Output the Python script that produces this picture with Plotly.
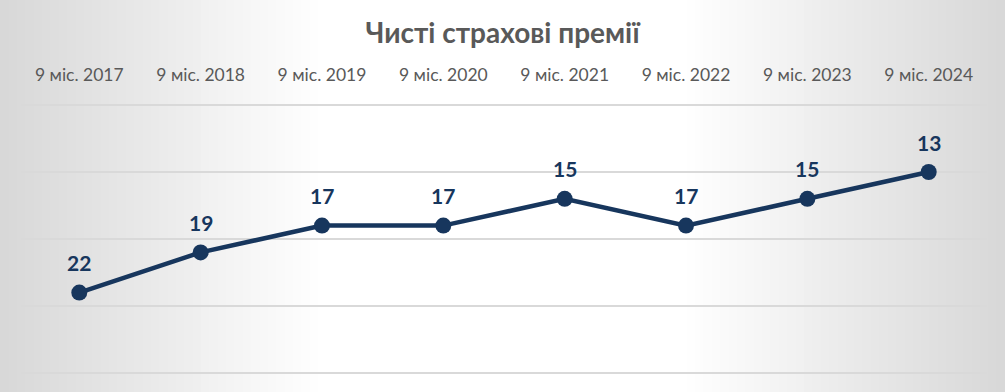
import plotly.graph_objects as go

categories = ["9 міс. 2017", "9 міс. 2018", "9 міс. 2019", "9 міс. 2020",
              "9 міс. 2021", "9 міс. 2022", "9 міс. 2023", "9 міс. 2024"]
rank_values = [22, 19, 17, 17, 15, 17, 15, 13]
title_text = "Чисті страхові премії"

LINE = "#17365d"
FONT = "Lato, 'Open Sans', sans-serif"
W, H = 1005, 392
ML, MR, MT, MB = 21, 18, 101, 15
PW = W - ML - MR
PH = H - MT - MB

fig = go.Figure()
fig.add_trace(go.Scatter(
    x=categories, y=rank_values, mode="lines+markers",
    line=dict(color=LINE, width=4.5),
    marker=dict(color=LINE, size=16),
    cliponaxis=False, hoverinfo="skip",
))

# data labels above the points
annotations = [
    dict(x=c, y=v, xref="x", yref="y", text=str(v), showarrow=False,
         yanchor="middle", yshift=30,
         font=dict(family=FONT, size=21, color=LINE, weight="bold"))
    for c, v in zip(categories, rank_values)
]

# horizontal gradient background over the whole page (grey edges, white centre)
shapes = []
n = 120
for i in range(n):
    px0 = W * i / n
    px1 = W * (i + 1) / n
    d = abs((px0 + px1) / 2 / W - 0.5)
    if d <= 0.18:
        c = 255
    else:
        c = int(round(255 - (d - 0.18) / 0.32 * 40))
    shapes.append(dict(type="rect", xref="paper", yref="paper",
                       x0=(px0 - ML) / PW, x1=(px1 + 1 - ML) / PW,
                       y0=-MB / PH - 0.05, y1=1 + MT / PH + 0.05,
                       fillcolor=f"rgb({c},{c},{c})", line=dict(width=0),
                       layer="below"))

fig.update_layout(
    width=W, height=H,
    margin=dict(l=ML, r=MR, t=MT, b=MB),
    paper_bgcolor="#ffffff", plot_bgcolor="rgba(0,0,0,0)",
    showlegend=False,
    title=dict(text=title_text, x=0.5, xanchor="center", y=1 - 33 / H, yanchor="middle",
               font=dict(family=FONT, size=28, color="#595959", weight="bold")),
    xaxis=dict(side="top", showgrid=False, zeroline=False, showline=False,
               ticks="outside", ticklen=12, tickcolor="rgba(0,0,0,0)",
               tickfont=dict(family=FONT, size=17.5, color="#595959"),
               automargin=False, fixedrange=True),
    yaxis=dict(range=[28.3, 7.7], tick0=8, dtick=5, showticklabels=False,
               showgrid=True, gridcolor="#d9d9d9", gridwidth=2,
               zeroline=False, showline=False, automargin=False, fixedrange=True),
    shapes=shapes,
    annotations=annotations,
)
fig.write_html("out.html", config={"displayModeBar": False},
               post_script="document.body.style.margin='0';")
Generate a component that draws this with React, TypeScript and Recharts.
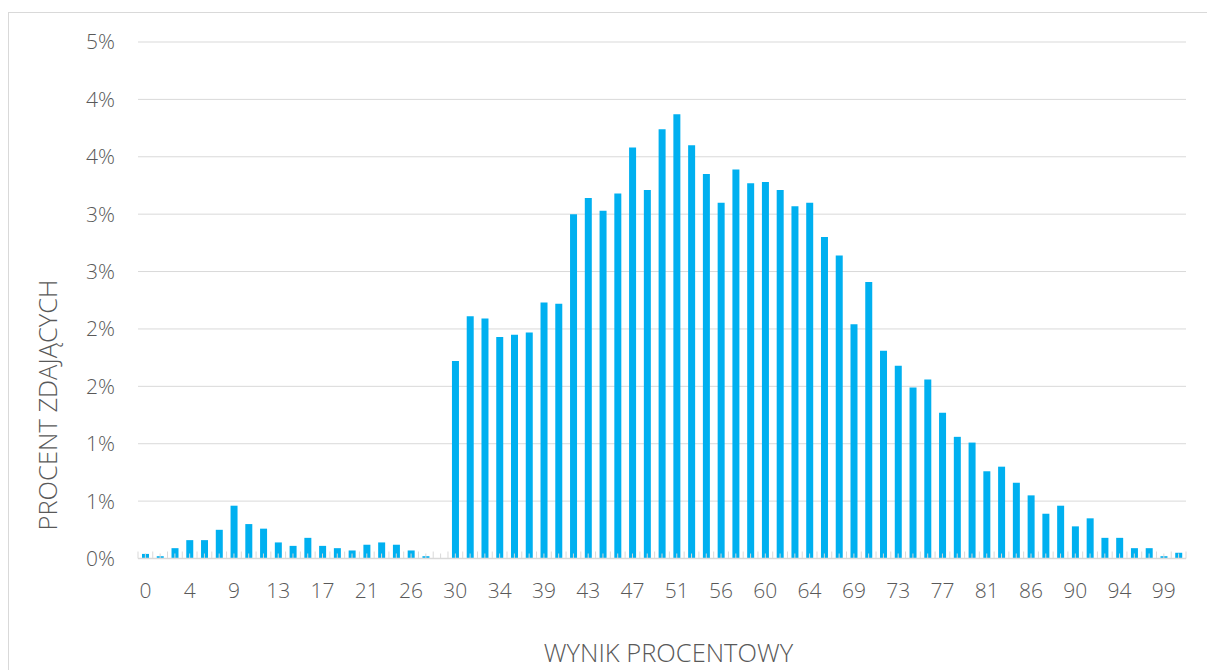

---

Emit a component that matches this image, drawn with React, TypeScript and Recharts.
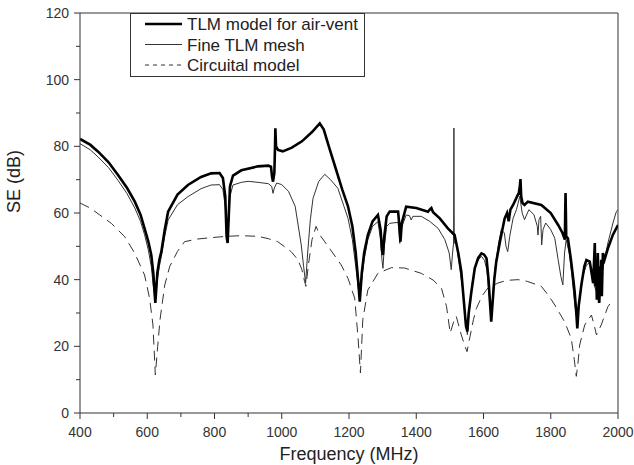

* What this task involves
Looking above, find the stretch of lines that opens with the one holding "Output the Python" and closes with the one holding "PH = H - MT - MB". Copy it exactly, pictures excluded.

* Result for this exercise
Output the Python script that produces this picture with Plotly.
import plotly.graph_objects as go

categories = ["9 міс. 2017", "9 міс. 2018", "9 міс. 2019", "9 міс. 2020",
              "9 міс. 2021", "9 міс. 2022", "9 міс. 2023", "9 міс. 2024"]
rank_values = [22, 19, 17, 17, 15, 17, 15, 13]
title_text = "Чисті страхові премії"

LINE = "#17365d"
FONT = "Lato, 'Open Sans', sans-serif"
W, H = 1005, 392
ML, MR, MT, MB = 21, 18, 101, 15
PW = W - ML - MR
PH = H - MT - MB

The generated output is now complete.